De begininstellingen configureren voor het gebruik van Externe UI, faxen, scannen en webservices

Krijg toegang tot het IP-adres van het apparaat via een webbrowser op een computer en configureer de begininstellingen voor het gebruik van Externe UI, fax, scannen en webservice.
Vereiste voorbereidingen
Controleer de werkomgeving van Externe UI. Ondersteunde omgeving
Verbind de computer die u gebruikt om Externe UI te bedienen, via een netwerk met het apparaat. Het netwerk instellen
Controleer het IP-adres van het apparaat. De netwerkstatus en instellingen controleren
1
Voer in een internetbrowser op een computer de volgende URL in.
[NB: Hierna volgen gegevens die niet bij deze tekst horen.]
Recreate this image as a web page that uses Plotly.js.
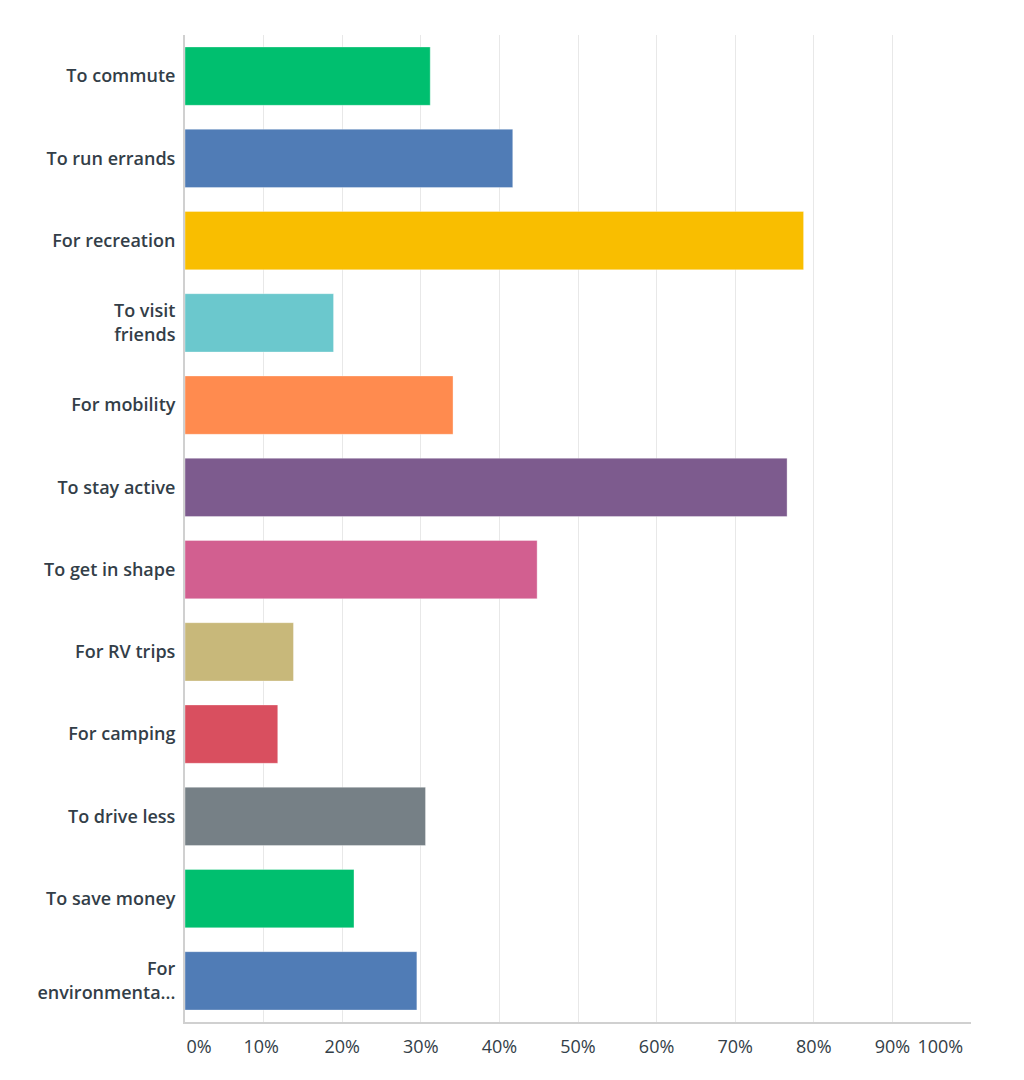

http://<IP-adres van het apparaat>/
Het scherm [Wachtwoordinstellingen] verschijnt.
Dit scherm verschijnt uitsluitend als u het opent binnen 15 minuten nadat u het apparaat met het netwerk hebt verbonden.
Als het aanmeldingsscherm voor de externe UI verschijnt, meldt u zich aan bij de externe UI in de systeembeheerdermodus.
Als u het wachtwoord voor de externe UI niet hebt ingesteld, stelt u het wachtwoord op het apparaat in. Afdelings-id en pincode voor de beheerder instellen
Bij het invoeren van een IPv6 adres plaatst u dit tussen vierkante haken: [ ].
Voorbeeld:
http://[fe80:2e9e:fcff:fe4e:dbce]/
Als het inlogscherm van Remote UI niet verschijnt
Als een bericht zoals [Geen toegang tot externe UI.] verschijnt maar het inlogscherm niet, raadpleeg dan het volgende:
Kan Externe UI of Insteltool verzendfunctie niet openen
2
Stel het wachtwoord in dat nodig is om in te loggen door de instructies op het scherm te volgen, en klik op [OK].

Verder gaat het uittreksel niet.